Religious concepts promote cooperation

Exposure to religious and civic concepts both make people more generous.

25 July 2007
Matt Kaplan

A belief in God may have promoted the evolution of cooperative behaviour, say Canadian psychologists. They found that priming people with religious concepts makes them more generous — regardless of whether they declare themselves to be believers.

Notions of civic responsibility also promote cooperation, suggesting that religion might encourage altruism by invoking an omniscient judge of behaviour

To investigate how belief in supernatural agents might influence cooperation, Shariff and his colleague Ara Norenzayan used a word game to stealthily introduce religious concepts to their subjects.

Participants had to unscramble five-word sentences, dropping an extraneous word from each to create a grammatical four-word sentence.
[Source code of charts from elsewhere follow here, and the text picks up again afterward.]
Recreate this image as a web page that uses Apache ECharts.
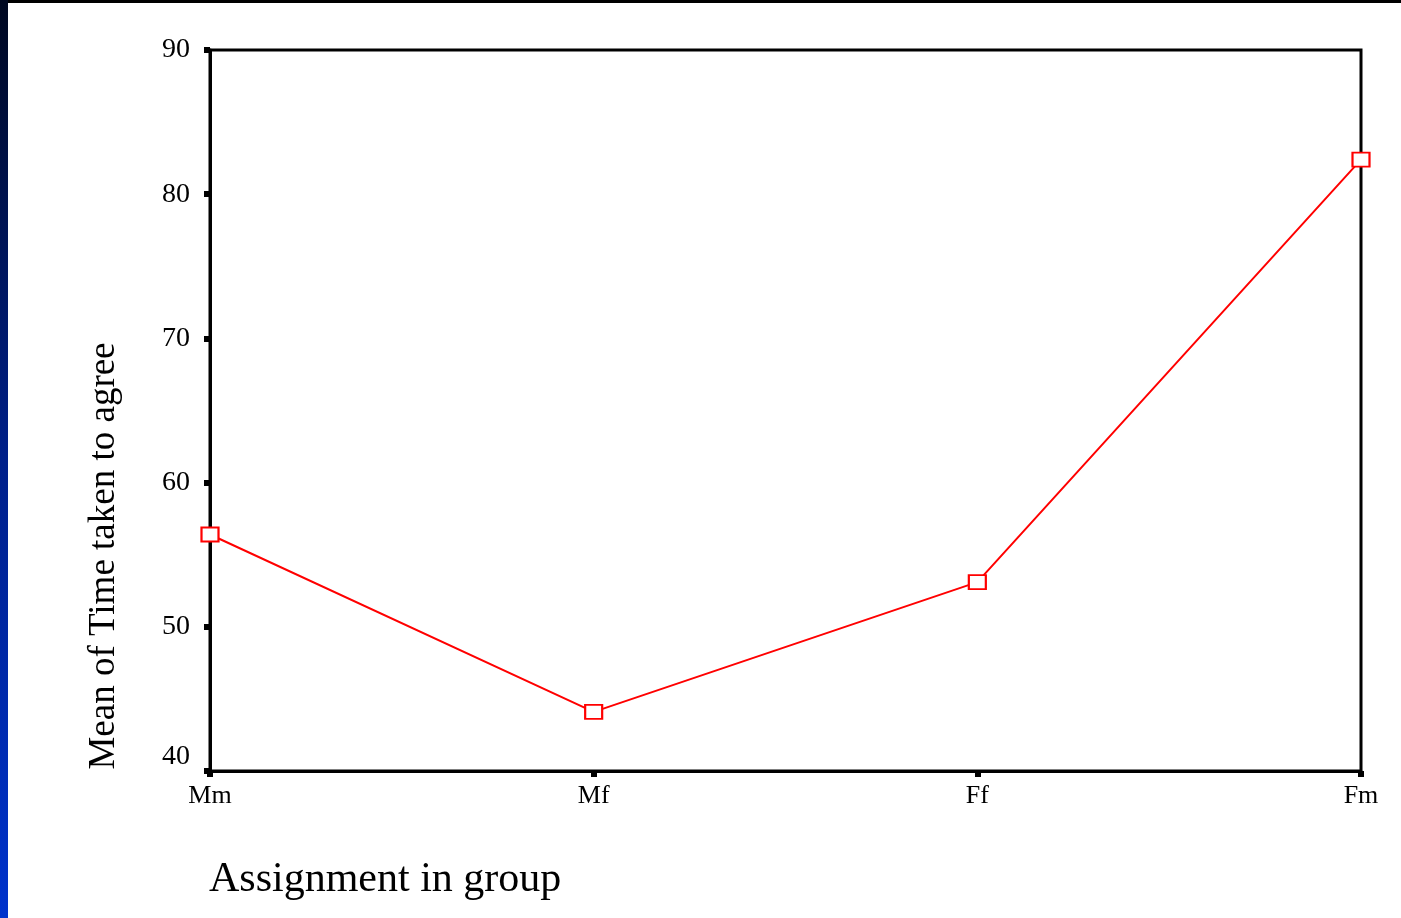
<!DOCTYPE html>
<html><head><meta charset="utf-8">
<script src="https://cdn.jsdelivr.net/npm/echarts@6/dist/echarts.min.js"></script>
<style>html,body{margin:0;padding:0;background:#fff}#c{width:1401px;height:918px}</style>
</head><body><div id="c"></div>
<script>
const categories = ['Mm', 'Mf', 'Ff', 'Fm'];
const meanTime = [56.4, 44.1, 53.1, 82.4];
const yTicks = [40, 50, 60, 70, 80, 90];

const chart = echarts.init(document.getElementById('c'));
const serif = '"Liberation Serif", "DejaVu Serif", serif';
chart.setOption({
  backgroundColor: '#ffffff',
  animation: false,
  graphic: [
    { type: 'rect', left: 0, top: 0, shape: { width: 1401, height: 3 }, style: { fill: '#000' }, z: 10 },
    { type: 'rect', left: 0, top: 0, shape: { width: 8, height: 918 },
      style: { fill: new echarts.graphic.LinearGradient(0, 0, 0, 1, [
        { offset: 0, color: '#000820' }, { offset: 0.5, color: '#00208a' }, { offset: 1, color: '#0033cc' }]) }, z: 10 },
    { type: 'text', x: 104, y: 556, rotation: Math.PI / 2,
      style: { text: 'Mean of Time taken to agree', font: '37px ' + serif, fill: '#000', align: 'center', verticalAlign: 'middle' } },
    { type: 'text', x: 209, y: 880,
      style: { text: 'Assignment in group', font: '42px ' + serif, fill: '#000', align: 'left', verticalAlign: 'middle' } }
  ],
  grid: { left: 210, right: 40, top: 50, bottom: 147, show: true, borderColor: '#000', borderWidth: 3, backgroundColor: 'transparent' },
  xAxis: {
    type: 'category', data: categories, boundaryGap: false,
    axisLine: { lineStyle: { color: '#000', width: 3 } },
    axisTick: { show: true, length: 6, lineStyle: { color: '#000', width: 6 } },
    axisLabel: { color: '#000', fontFamily: serif, fontSize: 26, margin: 12 },
    splitLine: { show: false }
  },
  yAxis: {
    type: 'value', min: 40, max: 90, interval: 10,
    axisLine: { show: true, lineStyle: { color: '#000', width: 3 } },
    axisTick: { show: true, length: 6, lineStyle: { color: '#000', width: 6 } },
    axisLabel: { color: '#000', fontFamily: serif, fontSize: 28, margin: 20,
      formatter: v => yTicks.includes(v) ? (v === 40 ? '{low|' + v + '}' : String(v)) : '',
      rich: { low: { fontFamily: serif, fontSize: 28, color: '#000', padding: [0, 0, 28, 0] } } },
    splitLine: { show: false }
  },
  series: [{
    type: 'line', data: meanTime,
    symbol: 'rect', symbolSize: [17, 14], showSymbol: true,
    itemStyle: { color: '#fff', borderColor: '#ff0000', borderWidth: 2 },
    lineStyle: { color: '#ff0000', width: 2 }
  }]
});
</script></body></html>
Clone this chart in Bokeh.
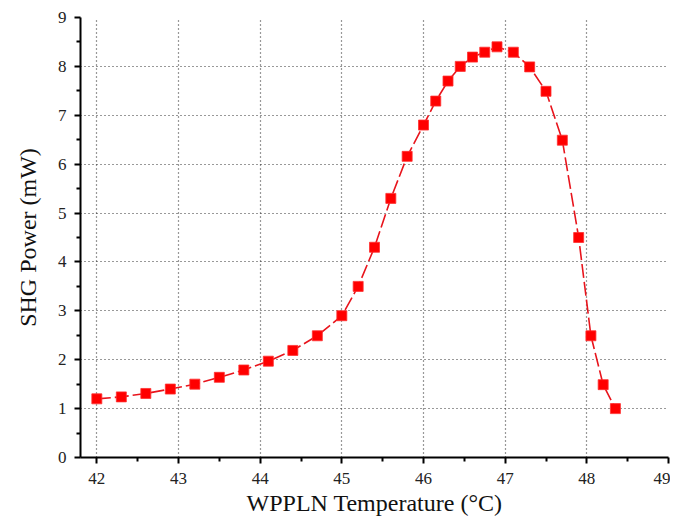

For example, "felt she eradicate spirit the" would become "she felt the spirit," and "dessert divine was fork the" could become "the dessert was divine." A control group unscrambled sentences made up of non-spiritual words.

Share and share alike

After this exercise, the participants played an economic decision-making game. Each player was given $10 to share with an anonymous recipient.

Participants primed with religious concepts gave their partner an average of $4.22, compared with only $1.84 in the control group. But those who declared themselves religious before the study were no more generous than non-believers.

"The effect of the religious prime was both large and surprising, especially considering that during exit interviews the participants were unaware of having been religiously primed," says Shariff.

A second study introduced a third group, primed with words associated with civic responsibility such as "jury", contract", and "police." This group behaved almost identically to that primed with religious concepts.

Common functions

"This research is really ground-breaking," says social psychologist Adam Cohen at Arizona State University, Tempe. "The subtle prime of religion is one of the greatest strengths of this research because it does not tip people off to what the study is about."

But why such priming makes people more charitable is unclear. "The fact that primes to civic institutions also produced more charitable behaviour gives some clues," he says. "Perhaps religion and these civic institutions have certain functions or effects in common."

Whether religion and civic responsibilities are equally effective spurs to cooperation remains to be seen. "We can't compare the relative strengths of religion and civics, or draw tight analogies to real-world situations," says Shariff. "What we can do is identify that both concepts have substantial effects on prosocial behaviour."